Allor, of Wolverine, said continuing to allow crude oil and natural gas liquids to flow below the Straits poses too much of a risk to the natural resources critical to all Michigan families.
“I have spent a great deal of time researching studies and papers on the pipeline, meeting with stakeholders, talking to experts, and listening to constituents – as of yesterday, I’ve finished the final portion of Michigan Tech’s independent study. The facts are present and clear, Line 5 poses too great of a threat,” Allor said. “It’s time to shut it down.”
In conversations Allor has had with numerous engineers on this issue, she says there are deep concerns about the underwater pipeline.
“Line 5 as it exists today looks nothing like the structure that was designed by engineers in the 1950s,” Allor said. “We’ve gone from a pipeline that lies primarily on the bottomlands to one that is suspended significantly by supports.”
According to records, the portion of Line 5 running under the Straits currently has 150 structural supports, and an additional 48 have been proposed.

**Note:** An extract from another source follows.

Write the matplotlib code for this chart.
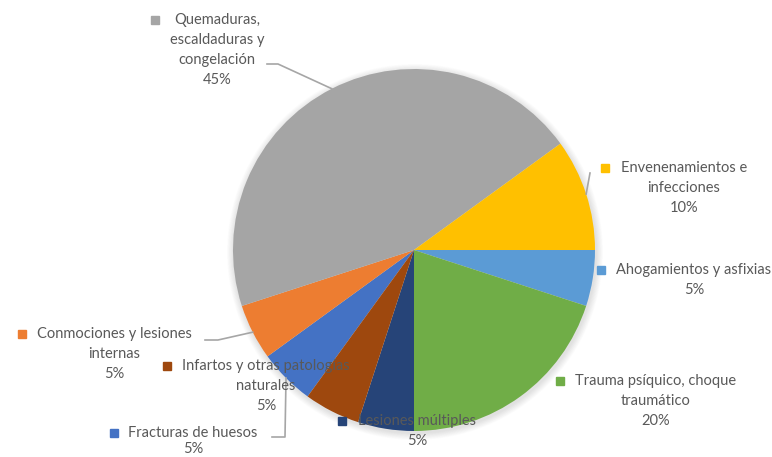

If installed, 2.8 of the 4.2 miles of pipeline running under the Straits would be supported above the bottomlands.
“I have learned that if plans move forward, 67 percent of the pipeline originally designed to lay on the bottomlands would be elevated above the floor,” Allor said. “In effect, the Line 5 of today is a totally different structure than the one engineers performed safety analyses on in 1953.”
In the nearly two years Allor has served as a state representative, she has closely monitored any and all developments regarding Line 5 – meeting with various experts, reviewing numerous reports, attending public hearings and touring Enbridge’s facility in Mackinaw City.
“The state may choose to allow the construction and operations of a new pipeline in the future if Enbridge can make a truthful case to our state illustrating Line 5’s economic importance and provide a safe approach for its placement,” Allor said. “I encourage Enbridge to explore innovative approaches – such as a multi-user utility tunnel under the Straits that would enhance the economic future of Michigan, while doing more to protect our greatest natural resource.”
On June 12, she introduced a comprehensive plan to strengthen pipeline safety standards and hold vessels and utility companies operating in the Straits accountable to the people of Michigan.
“The latest study shows that a ‘worst-case scenario’ spill from Line 5 could impact 400 miles of Great Lakes shoreline, the majority of which lays in my district, and cost billions of dollars to clean up,” Allor said. “We must do everything we can to prevent a crisis like this from ruining the water our families drink, swim and fish each and every day.”